The major ongoing effort to increase the country's gross domestic product (GDP) led to an increase in the discharge of major pollutants in the first half of this year, according to the country's leading environmental watchdog.
The State Environment Protection Administration (SEPA) announced the findings in a summary of its evaluation of the country's overall environment which the organization posted on its website. The summary covers activity in the first half and third quarter.
The quality of the country's overall environment remained unchanged or deteriorated in some areas, the report says.
As the country notched up a GDP growth rate of 10.9 percent in the first half of the year it also generated larger volumes of major pollutants, the report observed.
For example China produced more than 12 billion tons of industrial waste-water in the first half which is up 2.4 percent from the same period last year.

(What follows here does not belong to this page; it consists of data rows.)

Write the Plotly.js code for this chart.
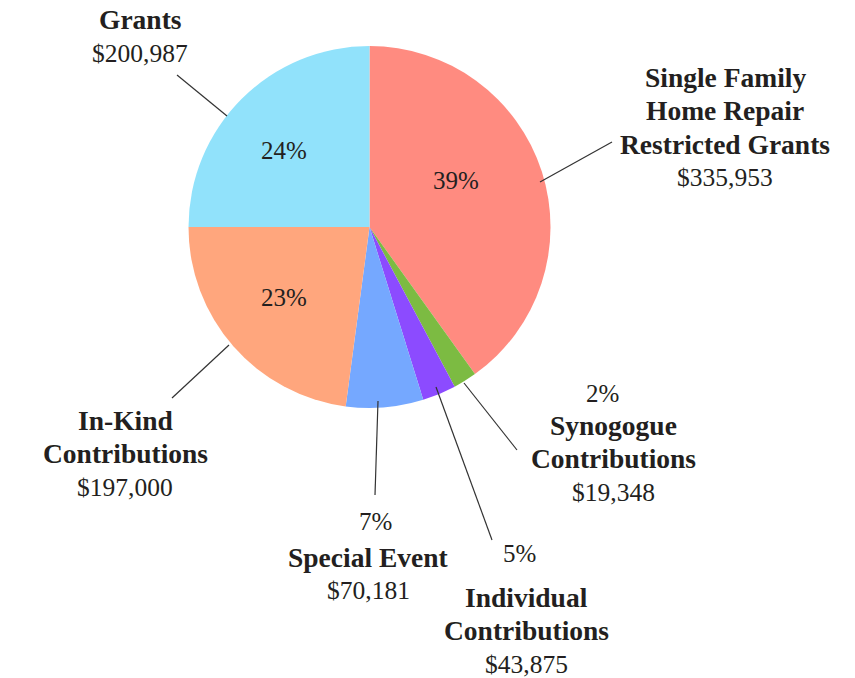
<!DOCTYPE html>
<html>
<head>
<meta charset="utf-8">
<script src="https://cdn.plot.ly/plotly-3.0.1.min.js"></script>
<style>html,body{margin:0;padding:0;background:#fff;}#chart{width:855px;height:678px;}</style>
</head>
<body>
<div id="chart"></div>
<script>
// ---- data (clockwise from 12 o'clock) ----
var categories = ["Single Family Home Repair Restricted Grants", "Synogogue Contributions", "Individual Contributions", "Special Event", "In-Kind Contributions", "Grants"];
var sliceShares = [40.1, 2.1, 3.0, 6.9, 22.9, 25.0];          // slice sizes as drawn (%)
var percentLabels = ["39%", "2%", "5%", "7%", "23%", "24%"];
var dollarLabels = ["$335,953", "$19,348", "$43,875", "$70,181", "$197,000", "$200,987"];
var nameLines = [["Single Family", "Home Repair", "Restricted Grants"], ["Synogogue", "Contributions"], ["Individual", "Contributions"], ["Special Event"], ["In-Kind", "Contributions"], ["Grants"]];
var colors = ["#FF8B80", "#7CBB42", "#8C4BFF", "#75A8FF", "#FFA67D", "#91E2FB"];

// ---- layout helpers (pixel -> paper) ----
var W = 855, H = 678;
function px(x) { return x / W; }
function py(y) { return 1 - y / H; }
var TXT = "#231F20";
var SERIF = "Liberation Serif, Times New Roman, serif";
var LINE = 33.5;

// label block placement: [center x, first line y, percent on top?]
var blockPos = [
  {x: 725, y: 77, pct: null},
  {x: 613, y: 425, pct: {x: 602, y: 393}},
  {x: 526, y: 597, pct: {x: 519, y: 553}},
  {x: 368, y: 557, pct: {x: 375, y: 521}},
  {x: 125, y: 420, pct: null},
  {x: 140, y: 20, pct: null}
];
var insidePct = {0: [456, 181], 4: [284, 297], 5: [284, 151]};
var leaders = [
  [[540, 182], [612, 142]],
  [[464, 383], [517, 450]],
  [[436, 387], [492, 540]],
  [[378, 401], [375, 495]],
  [[229, 345], [172, 398]],
  [[227, 116], [177, 75]]
];

var annotations = [];
function addText(x, y, text, bold, size) {
  annotations.push({
    xref: "paper", yref: "paper", x: px(x), y: py(y),
    xanchor: "center", yanchor: "middle", showarrow: false,
    text: bold ? "<b>" + text + "</b>" : text,
    font: {family: SERIF, size: size, color: TXT}
  });
}
for (var i = 0; i < categories.length; i++) {
  var b = blockPos[i];
  var lines = nameLines[i];
  for (var j = 0; j < lines.length; j++) addText(b.x, b.y + j * LINE, lines[j], true, 27.5);
  addText(b.x, b.y + lines.length * LINE, dollarLabels[i], false, 25.5);
  if (b.pct) addText(b.pct.x, b.pct.y, percentLabels[i], false, 25);
  if (insidePct[i]) addText(insidePct[i][0], insidePct[i][1], percentLabels[i], false, 25);
}
var shapes = leaders.map(function (l) {
  return {type: "line", xref: "paper", yref: "paper",
    x0: px(l[0][0]), y0: py(l[0][1]), x1: px(l[1][0]), y1: py(l[1][1]),
    line: {color: "#333333", width: 1.2}};
});

var cx = 369.5, cy = 227, r = 181;
var trace = {
  type: "pie",
  labels: categories,
  values: sliceShares,
  sort: false,
  direction: "clockwise",
  rotation: 0,
  textinfo: "none",
  hoverinfo: "skip",
  marker: {colors: colors, line: {width: 0}},
  domain: {x: [px(cx - r), px(cx + r)], y: [py(cy + r), py(cy - r)]}
};
var layout = {
  width: W, height: H,
  margin: {l: 0, r: 0, t: 0, b: 0},
  paper_bgcolor: "#ffffff",
  showlegend: false,
  annotations: annotations,
  shapes: shapes
};
Plotly.newPlot("chart", [trace], layout, {displayModeBar: false, staticPlot: true});
</script>
</body>
</html>
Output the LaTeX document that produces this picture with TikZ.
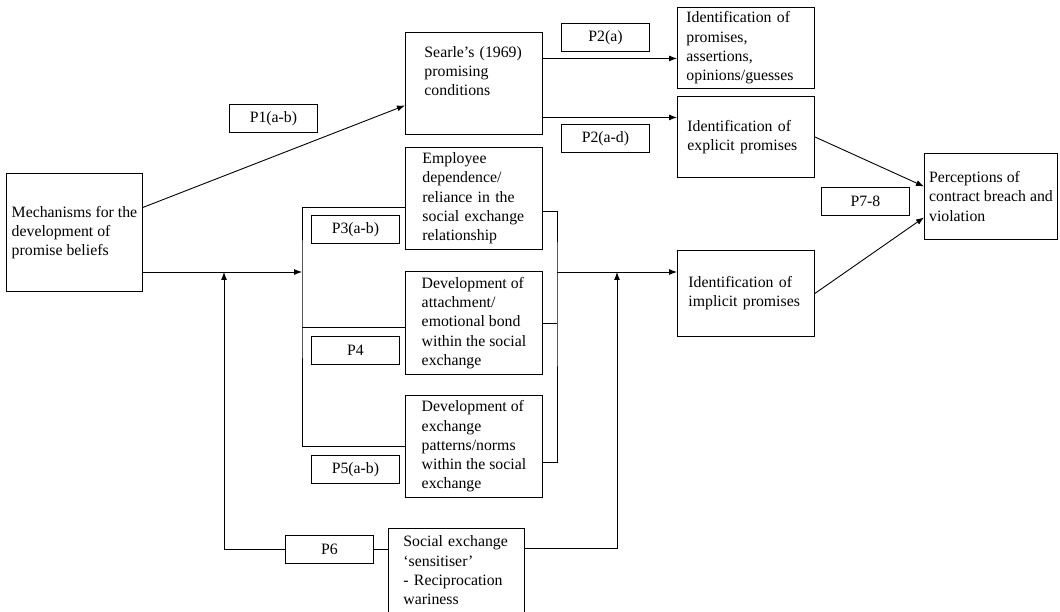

The chemical oxygen demand (COD), a major index of water pollution, increased by 3.7 percent, while emissions of sulphur dioxide were up by 4.2 percent in the first half.
Acid rain, which already affects almost one third of the nation's territory, remained unchecked. The report singled out east China's Zhejiang Province where nearly all rain in the cities monitored for pollution was acidic.
The report attributed the increasing volumes of pollution to the country's industrial structure. It said that food-processing, paper-making and chemical plants accounted for more than 80 percent of the increase in COD.
The report also attacked some local governments saying that only 30 to 40 percent of public projects had undergone environmental evaluations before being approved.
The report's findings don not bode well for the country's goal of reducing energy consumption per unit of GDP by 20 percent and the discharge of key pollutants by 10 percent within the time frame of the 11th Five-Year Plan (2006-10).
The country has already failed to reach some of the major environmental objectives contained the 10th Five-Year Plan (2001-05).
In September the SEPA announced that pollution had inflicted economic losses of 511.8 billion yuan (US$ 64 billion) on the country in 2004. This is about 3 percent of the GDP that year.
"It's almost impossible to reduce energy consumption within a short period while experiencing such a high economic growth rate," Lu Zhongwu, an expert at the Chinese Academy of Engineering, told China Daily at a meeting on November 11.
Coal output grew by 12.8 percent in the first half of this year. Coal-fired power plants emit greenhouse gases.
Lu called for more oversight of the high GDP growth goals set by local governments. He said some local officials seem to place economic growth ahead of everything else.